Jason Sudeikis gets a manly ear tickle from Nick Offerman in Jason Sudeikis gets a manly ear tickle from Nick Offerman in “We’re the Millers.”
Credit: Warner Bros. Pictures

‘We’re the Millers’
Director: Rawson Marshall Thurber
Stars: Jason Sudeikis, Jennifer Aniston
Grade: R
3 (out of 5) Globes

Marijuana slows down the reflexes, which is why it’s rarely ideal for a genre as visceral as comedy. Most of the superior pot films — “The Big Lebowski,” “Smiley Face” — tend to be not about weed, but its effects on characters trying to navigate heavy situations in a state of foggy inebriation. “We’re the Millers” is likely the highest profile “weed comedy” ever made — a major summer release with (slightly) bankable stars and the now requisite supporting roster of ad-libbing ringers. But it’s the smart kind. No one even gets high in the film, although the setup is basically the same as Cheech and Chong’s “Up in Smoke.”

Jason Sudeikis plays David, an aging, low-rent drug dealer forced to smuggle rather a significant amount of herb across the border. He decides to play it safe: To better throw the man off his scent, he’ll get a bland haircut, adopt a less miserable mien and round up some local low-lifes — including a surly stripper (Jennifer Aniston) and a street kid (Emma Roberts) — and pose as a Winnebago-wielding suburban family from somewhere Midwest. Getting the haul out of Mexico proves easy, but they run afoul of both an angry cartel and, perhaps more burdensome, an actual Winnebago-wielding suburban family, populated by Nick Offerman and Kathryn Hahn.

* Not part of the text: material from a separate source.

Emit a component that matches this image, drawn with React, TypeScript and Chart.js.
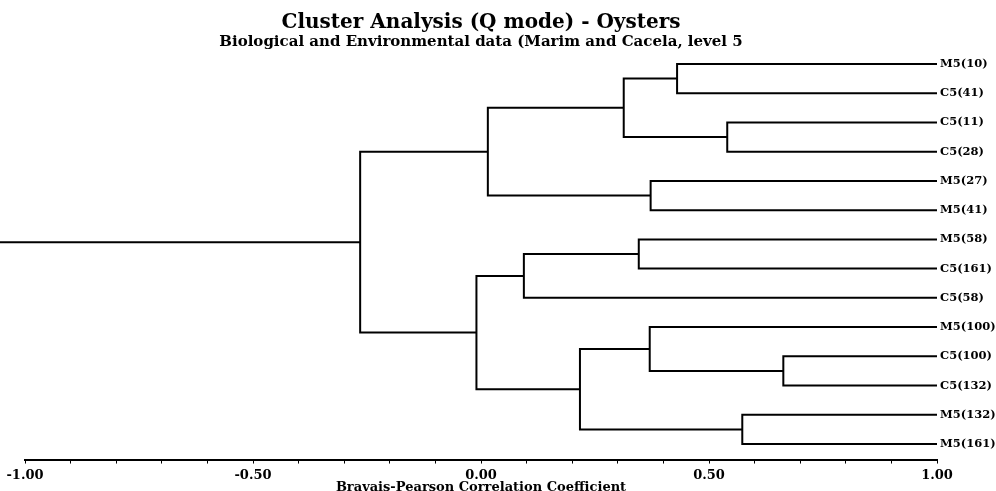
import React, { useEffect, useRef } from "react";
import { Chart, registerables } from "chart.js";

Chart.register(...registerables);

// Leaves, top to bottom
const leafLabels = [
  "M5(10)", "C5(41)", "C5(11)", "C5(28)", "M5(27)", "M5(41)", "M5(58)",
  "C5(161)", "C5(58)", "M5(100)", "C5(100)", "C5(132)", "M5(132)", "M5(161)",
];
// Merges: node ids 0..13 are leaves, each merge creates node 14, 15, ...
const mergeLeft = [0, 2, 14, 4, 16, 6, 19, 10, 9, 12, 22, 20, 18];
const mergeRight = [1, 3, 15, 5, 17, 7, 8, 11, 21, 13, 23, 24, 25];
const mergeLevel = [0.43, 0.54, 0.313, 0.372, 0.015, 0.346, 0.094, 0.663, 0.37, 0.573, 0.217, -0.01, -0.265];
const leafLevel = 1.0;
const rootTail = -1.055;
const xTickLabels = [-1, -0.5, 0, 0.5, 1];

const TITLE = "Cluster Analysis (Q mode) - Oysters";
const SUBTITLE = "Biological and Environmental data (Marim and Cacela, level 5";
const X_TITLE = "Bravais-Pearson Correlation Coefficient";

const FONT = "'DejaVu Serif', 'Liberation Serif', serif";

export default function App() {
  const ref = useRef<HTMLCanvasElement | null>(null);

  useEffect(() => {
    document.body.style.margin = "0";
    const canvas = ref.current;
    if (!canvas) return;

    const nodeX: number[] = leafLabels.map(() => leafLevel);
    const nodeY: number[] = leafLabels.map((_, i) => i);
    const datasets: any[] = [];
    const lineStyle = {
      borderColor: "#000",
      backgroundColor: "#000",
      borderWidth: 2,
      pointRadius: 0,
      showLine: true,
      tension: 0,
      clip: false,
      fill: false,
    };
    mergeLevel.forEach((h, k) => {
      const a = mergeLeft[k];
      const b = mergeRight[k];
      datasets.push({
        ...lineStyle,
        data: [
          { x: nodeX[a], y: nodeY[a] },
          { x: h, y: nodeY[a] },
          { x: h, y: nodeY[b] },
          { x: nodeX[b], y: nodeY[b] },
        ],
      });
      nodeX.push(h);
      nodeY.push((nodeY[a] + nodeY[b]) / 2);
    });
    const root = nodeX.length - 1;
    datasets.push({
      ...lineStyle,
      data: [
        { x: nodeX[root], y: nodeY[root] },
        { x: rootTail, y: nodeY[root] },
      ],
    });

    Chart.defaults.color = "#000";

    const chart = new Chart(canvas, {
      type: "scatter",
      data: { datasets },
      options: {
        animation: false,
        responsive: false,
        events: [],
        layout: { padding: { left: 25, right: 0, top: 0, bottom: 2.8 } },
        plugins: {
          legend: { display: false },
          tooltip: { enabled: false },
          title: {
            display: true,
            text: TITLE,
            fullSize: false,
            color: "#000",
            font: { family: FONT, size: 20, weight: "bold", lineHeight: 1.1 },
            padding: { top: 12, bottom: 0 },
          },
          subtitle: {
            display: true,
            text: SUBTITLE,
            fullSize: false,
            color: "#000",
            font: { family: FONT, size: 15, weight: "bold", lineHeight: 1.1 },
            padding: { top: 0, bottom: 0 },
          },
        },
        scales: {
          x: {
            type: "linear",
            min: -1,
            max: 1,
            ticks: {
              stepSize: 0.1,
              autoSkip: false,
              maxRotation: 0,
              padding: 5.5,
              color: "#000",
              font: { family: FONT, size: 13, weight: "bold", lineHeight: 1.0 },
              callback: (v: any) => {
                const r = Math.round(Number(v) * 100) / 100 + 0;
                return xTickLabels.some((t) => Math.abs(t - r) < 1e-6) ? r.toFixed(2) : "";
              },
            },
            grid: {
              display: true,
              drawOnChartArea: false,
              drawTicks: true,
              tickLength: 4,
              color: "#000",
              lineWidth: 1,
            },
            border: { display: true, color: "#000", width: 2 },
            title: {
              display: true,
              text: X_TITLE,
              color: "#000",
              font: { family: FONT, size: 13, weight: "bold", lineHeight: 0.05 },
              padding: { top: 0, bottom: 0 },
            },
          },
          y: {
            type: "linear",
            position: "right",
            reverse: true,
            min: -0.462,
            max: 13.532,
            afterBuildTicks: (axis: any) => {
              axis.ticks = leafLabels.map((_, i) => ({ value: i }));
            },
            afterFit: (axis: any) => {
              axis.width = 59;
            },
            ticks: {
              autoSkip: false,
              padding: 3,
              color: "#000",
              font: { family: FONT, size: 11.5, weight: "bold" },
              callback: (v: any) => leafLabels[Math.round(Number(v))] ?? "",
            },
            grid: { display: false, drawTicks: false },
            border: { display: false },
          },
        },
      },
    });
    return () => chart.destroy();
  }, []);

  return (
    <div style={{ width: 996, height: 491, background: "#fff" }}>
      <canvas ref={ref} width={996} height={491} style={{ display: "block" }} />
    </div>
  );
}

The script for “We’re the Millers” has been in development hell since the mid-Aughts, which is probably why it actually has a shape, as well as a parade of gross-out gags. Still, scenes where these pros are just riffing — especially Hahn, who as in “Step Brothers” throws herself into her oversized character with wild abandon — are preferable to set pieces where, say, a poisonous spider bite enlarges the testicles of the nice guy virgin “son” (“Son of Rambow”’s ace Will Poulter). But even these sequences have a pleasing shape, thanks to the performers and director Rawson Marshall Thurber, who, as in “Dodgeball,” doesn’t know how to make a comedy pretty but does know how to pace jokes, gags and sequences. (A game of Pictionary gone awry smartly withholds one major element for a decent punchline.)

This is a retro Farrelly Brothers clone, right down to the eventual appearance of “heart.” (Spoiler: Our bickering heroes learn to become a makeshift family.) But now that not even the Farrelly Brothers are making Farrelly Brothers movies anymore, one that gets the job done, and even possesses a winningly pissy turn from the talented but often wasted Sudeikis, is worthy of a glove clap.